Brief: Retype, please, the listing from its opening line through the line that contains "minimum height=45pt] (opc)", both included, without the pictures.
## Begin Recorded data
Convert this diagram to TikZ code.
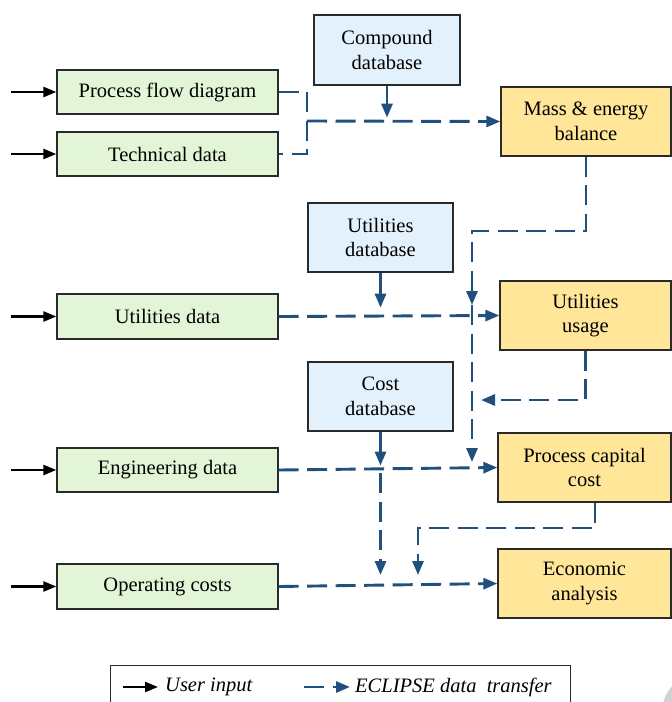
\documentclass[tikz,border=0pt]{standalone}
\usepackage{fontspec}
\setmainfont{Liberation Serif}
\usetikzlibrary{arrows.meta}
\definecolor{inputgreen}{HTML}{E2F5D6}
\definecolor{dbblue}{HTML}{E3F1FC}
\definecolor{calcorange}{HTML}{FFE699}
\definecolor{flowblue}{HTML}{21507F}
\definecolor{boxline}{HTML}{2A2A2A}
\tikzset{
  box/.style={draw=boxline, line width=1.3pt, align=center, inner sep=0pt,
    font=\fontsize{20.5}{24.5}\selectfont},
  inbox/.style={box, fill=inputgreen, minimum width=221pt, minimum height=44pt},
  dbbox/.style={box, fill=dbblue, minimum width=145pt, minimum height=69pt},
  calcbox/.style={box, fill=calcorange, minimum width=171pt, minimum height=69pt},
  userin/.style={line width=2.4pt, black, -{Triangle[length=13pt,width=10pt]}},
  dataflow/.style={line width=2.9pt, flowblue, dash pattern=on 20pt off 8.5pt},
  dataarrow/.style={dataflow, -{Triangle[length=14pt,width=11pt]}},
  dbarrow/.style={line width=2.9pt, flowblue, -{Triangle[length=14pt,width=11pt]}},
  legendtext/.style={anchor=west, inner sep=0pt, font=\fontsize{20.5}{24.5}\selectfont\itshape}
}
\begin{document}
\begin{tikzpicture}[x=1pt,y=-1pt]
\useasboundingbox (0,0) rectangle (672,702);
\fill[white] (0,0) rectangle (672,702);

% user supplied inputs
\node[inbox] (pfd)  at (167.5,92)    {Process flow diagram};
\node[inbox] (tech) at (167.5,154)   {Technical data};
\node[inbox, minimum height=45pt] (udata) at (167.5,316.5) {Utilities data};
\node[inbox] (eng)  at (167.5,470)   {Engineering data};
\node[inbox, minimum height=45pt] (opc)  at (167.5,586.5) {Operating costs};

% databases
\node[dbbox, minimum width=146pt, minimum height=70pt] (cdb) at (387,50) {Compound\\database};
\node[dbbox] (udb) at (380.5,237.5) {Utilities\\database};
\node[dbbox] (kdb) at (380.5,396.5) {Cost\\database};

% calculation modules
\node[calcbox, minimum width=170pt] (mass) at (586,121.5) {Mass \& energy\\balance};
\node[calcbox] (uuse) at (585.5,315.5) {Utilities\\usage};
\node[calcbox, minimum width=173pt] (cap) at (584.5,467.5) {Process capital\\cost};
\node[calcbox, minimum width=173pt] (econ) at (584.5,583.5) {Economic\\analysis};

% input arrows
\foreach \n/\y in {pfd/92, tech/154, udata/316.5, eng/470, opc/586.5}{
  \coordinate (in-\n) at (11,\y);
  \draw[userin] (in-\n) -- (\n.west);
}

% junction points of the data transfer lines
\coordinate (j1) at (307,121);
\coordinate (m1) at (472,231);
\coordinate (m2) at (472,305);
\coordinate (m3) at (472,462);
\coordinate (u1) at (481,400);
\coordinate (c1) at (595,528);
\coordinate (c2) at (418,528);
\coordinate (c3) at (418,575);
\coordinate (k1) at (380.5,473);
\coordinate (k2) at (380.5,575);

% flowsheet and technical data to mass & energy balance
\draw[dataflow] (pfd.east) -- (pfd.east -| j1) |- (tech.east);
\draw[dataarrow] (j1) -- (mass.west);
\draw[dbarrow] (cdb.south) -- ++(0,32);

% mass & energy balance down to utilities and capital cost
\draw[dataarrow] (mass.south) |- (m1) -- (m2);
\draw[dataarrow] (m2) -- (m3);

% utilities
\draw[dbarrow] (udb.south) -- ++(0,35);
\draw[dataarrow] (udata.east) -- (uuse.west);
\draw[dataarrow] (uuse.south) |- (u1);

% capital cost
\draw[dbarrow] (kdb.south) -- ++(0,34);
\draw[dataarrow] (eng.east) -- (cap.west);
\draw[dataarrow] (k1) -- (k2);
\draw[dataarrow] (cap.south -| c1) |- (c2) -- (c3);

% economics
\draw[dataarrow] (opc.east) -- (econ.west);

% legend
\node[draw=boxline, line width=1pt, minimum width=460pt, minimum height=60pt, inner sep=0pt]
  (legend) at (340,695) {};
\coordinate (la1) at (123,687);
\coordinate (la2) at (158,687);
\draw[userin] (la1) -- (la2);
\node[legendtext] (lt1) at (165,687) {User input};
\coordinate (lb1) at (304,687);
\coordinate (lb2) at (350,687);
\draw[dataarrow] (lb1) -- (lb2);
\node[legendtext] (lt2) at (355,687) {ECLIPSE data\ \ transfer};

% grey shape in the lower right corner
\fill[black!18] (700,712) circle (38);
\end{tikzpicture}
\end{document}
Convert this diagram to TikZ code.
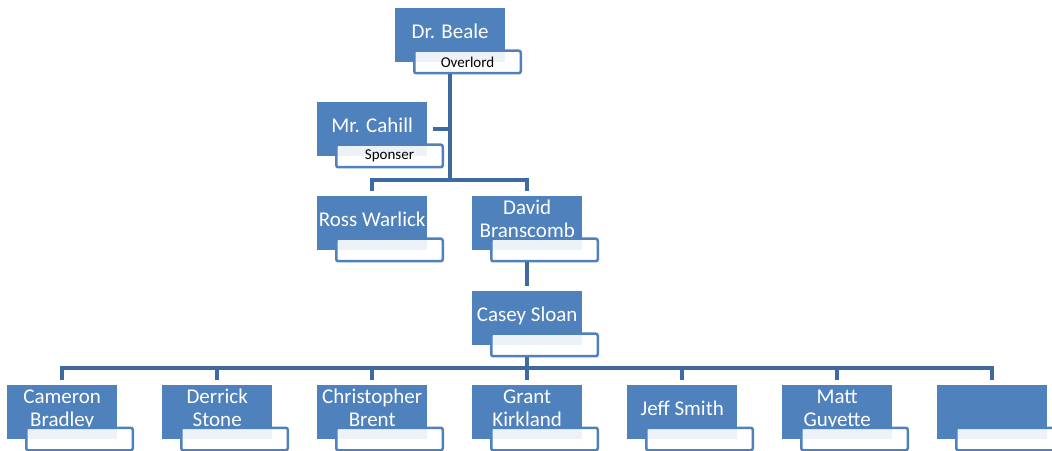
\documentclass[tikz,border=0pt]{standalone}
\usepackage{fontspec}
\setmainfont{Carlito}
\usepackage{tikz}
\usetikzlibrary{positioning}
\definecolor{boxBlue}{RGB}{79,129,189}
\definecolor{linkBlue}{RGB}{62,106,160}

\begin{document}
\begin{tikzpicture}[x=1pt, y=1pt,
    personBox/.style={rectangle, fill=boxBlue, minimum width=110pt, minimum height=54pt, inner sep=0pt, anchor=north west},
    personName/.style={text=white, font=\fontsize{21}{23}\selectfont, align=center, inner sep=0pt, text depth=5pt},
    roleTag/.style={rectangle, rounded corners=2pt, draw=boxBlue, line width=2.5pt, fill=white, fill opacity=0.9, text opacity=1,
        minimum width=106.5pt, minimum height=22.5pt, inner sep=0pt, font=\fontsize{15}{17}\selectfont},
    link/.style={draw=linkBlue, line width=4.5pt}]
    \useasboundingbox (0,0) rectangle (1052,450);
    % top of the chart
    \node[personBox] (beale) at (395,442) {};
    \node[personName] (bealeName) at ([yshift=1.5pt]beale.center) {Dr. Beale};
    \node[roleTag, below right=41.5pt and 18pt of beale.north west] (bealeTag) {Overlord};
    \node[personBox] (cahill) at (317,348) {};
    \node[personName] (cahillName) at ([yshift=1.5pt]cahill.center) {Mr. Cahill};
    \node[roleTag, below right=41.5pt and 18pt of cahill.north west] (cahillTag) {Sponser};
    \node[personBox] (ross) at (317,254) {};
    \node[personName] (rossName) at ([yshift=1.5pt]ross.center) {Ross Warlick};
    \node[roleTag, below right=41.5pt and 18pt of ross.north west] (rossTag) {};
    \node[personBox] (david) at (472,254) {};
    \node[personName] (davidName) at ([yshift=1.5pt]david.center) {David\\Branscomb};
    \node[roleTag, below right=41.5pt and 18pt of david.north west] (davidTag) {};
    \node[personBox] (casey) at (472,159) {};
    \node[personName] (caseyName) at ([yshift=1.5pt]casey.center) {Casey Sloan};
    \node[roleTag, below right=41.5pt and 18pt of casey.north west] (caseyTag) {};
    \coordinate (bealeSplit) at (beale.center |- 0,270);
    \coordinate (teamSplit) at (casey.center |- 0,82);
    \draw[link] (beale.center |- bealeTag.south) -- (bealeSplit);
    \draw[link] ([xshift=6pt]cahill.east) -- (cahill.east -| bealeSplit);
    \draw[link] ([yshift=5pt]ross.north) |- (bealeSplit) -| ([yshift=5pt]david.north);
    \draw[link] (david.center |- davidTag.south) -- ([yshift=5pt]casey.north);
    \draw[link] (casey.center |- caseyTag.south) -- (teamSplit);
    % team row
    \foreach \i/\x/\who in {1/7/{Cameron\\Bradley}, 2/162/{Derrick\\Stone}, 3/317/{Christopher\\Brent},
        4/472/{Grant\\Kirkland}, 5/627/{Jeff Smith}, 6/782/{Matt\\Guyette}, 7/937/{}} {
        \node[personBox] (member\i) at (\x,65) {};
        \node[personName] (memberName\i) at ([yshift=1.5pt]member\i.center) {\who};
        \node[roleTag, below right=41.5pt and 18pt of member\i.north west] (memberTag\i) {};
        \draw[link] ([yshift=5pt]member\i.north) |- (teamSplit);
    }
\end{tikzpicture}
\end{document}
## End Recorded data
Solution to this exercise:
Convert this diagram to TikZ code.
\documentclass[tikz,border=0pt]{standalone}
\usepackage{fontspec}
\setmainfont{Liberation Serif}
\usetikzlibrary{arrows.meta}
\definecolor{inputgreen}{HTML}{E2F5D6}
\definecolor{dbblue}{HTML}{E3F1FC}
\definecolor{calcorange}{HTML}{FFE699}
\definecolor{flowblue}{HTML}{21507F}
\definecolor{boxline}{HTML}{2A2A2A}
\tikzset{
  box/.style={draw=boxline, line width=1.3pt, align=center, inner sep=0pt,
    font=\fontsize{20.5}{24.5}\selectfont},
  inbox/.style={box, fill=inputgreen, minimum width=221pt, minimum height=44pt},
  dbbox/.style={box, fill=dbblue, minimum width=145pt, minimum height=69pt},
  calcbox/.style={box, fill=calcorange, minimum width=171pt, minimum height=69pt},
  userin/.style={line width=2.4pt, black, -{Triangle[length=13pt,width=10pt]}},
  dataflow/.style={line width=2.9pt, flowblue, dash pattern=on 20pt off 8.5pt},
  dataarrow/.style={dataflow, -{Triangle[length=14pt,width=11pt]}},
  dbarrow/.style={line width=2.9pt, flowblue, -{Triangle[length=14pt,width=11pt]}},
  legendtext/.style={anchor=west, inner sep=0pt, font=\fontsize{20.5}{24.5}\selectfont\itshape}
}
\begin{document}
\begin{tikzpicture}[x=1pt,y=-1pt]
\useasboundingbox (0,0) rectangle (672,702);
\fill[white] (0,0) rectangle (672,702);

% user supplied inputs
\node[inbox] (pfd)  at (167.5,92)    {Process flow diagram};
\node[inbox] (tech) at (167.5,154)   {Technical data};
\node[inbox, minimum height=45pt] (udata) at (167.5,316.5) {Utilities data};
\node[inbox] (eng)  at (167.5,470)   {Engineering data};
\node[inbox, minimum height=45pt] (opc)  at (167.5,586.5) {Operating costs};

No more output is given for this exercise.